The Implications: Why SRM is a Nightmare
If a test triggers a true SRM, every other statistical calculation in our experiment is instantly invalidated. We cannot trust our Z-tests, our p-values, or our effect sizes.
Here is why SRM breaks the experiment:
- Violation of Randomization: A/B testing relies on the core assumption of a Randomized Controlled Trial (RCT): that the only difference between the two groups is the treatment itself.

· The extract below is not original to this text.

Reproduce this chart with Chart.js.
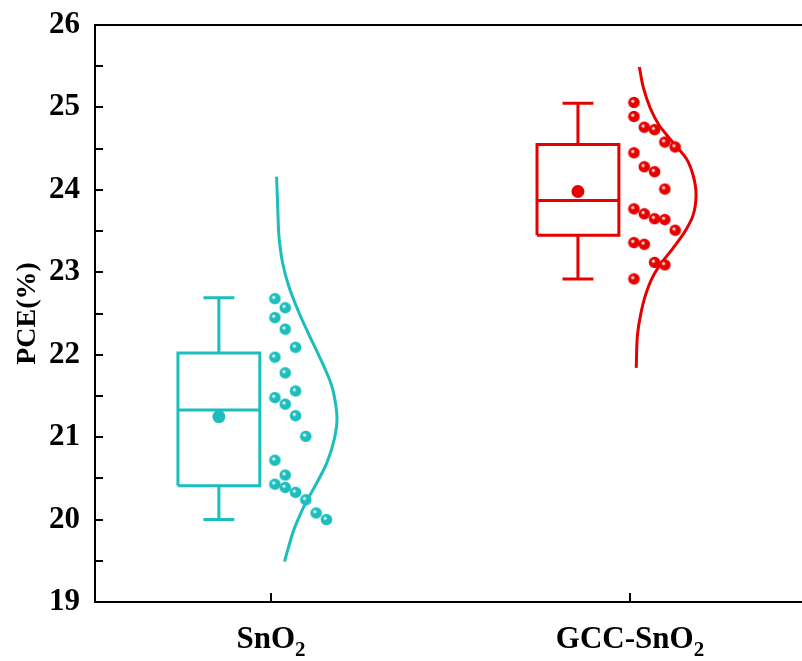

SRM indicates a systemic bias in how users are being sorted or tracked, meaning the groups are no longer mutually exclusive and unbiased.
- Simpson’s Paradox & Survivorship Bias: If our Treatment variant causes older, slower devices to crash before the tracking pixel fires, our Treatment group will artificially look like it has a higher conversion rate because the lowest-performing users were literally excluded from the data pool. The SRM is the only warning sign that this happened.
- False Positives/Negatives: Because the sample sizes ($N$) are skewed, the standard errors used in our Z-tests will be calculated incorrectly, drastically inflating our Type I or Type II error rates beyond our designed $\alpha$ and $\beta$ thresholds.
Common Engineering Culprits Behind SRM
In digital adtech and web experimentation, SRM is rarely a math error, it is almost always a telemetry or engineering bug. Common causes we see include:
- Redirect Latency: If the Treatment requires a heavy client-side redirect, users on slow connections might bounce before the redirect completes and the analytics event fires. Control gets logged, Treatment does not.
- Tracking Bugs in the Variant: The new code in the Treatment might inadvertently break the analytics tracking pixel for a specific browser or edge case.
- Bad Hash Functions: The randomizer assigning users to groups (usually via hashing a user ID or cookie) might not be uniformly distributed, causing collisions that favor one bucket.
- Bot Traffic Skew: Bots often do not manage cookies properly. If a bot gets assigned to Treatment, drops its cookie, and returns, it might get re-assigned, skewing our unique user counts.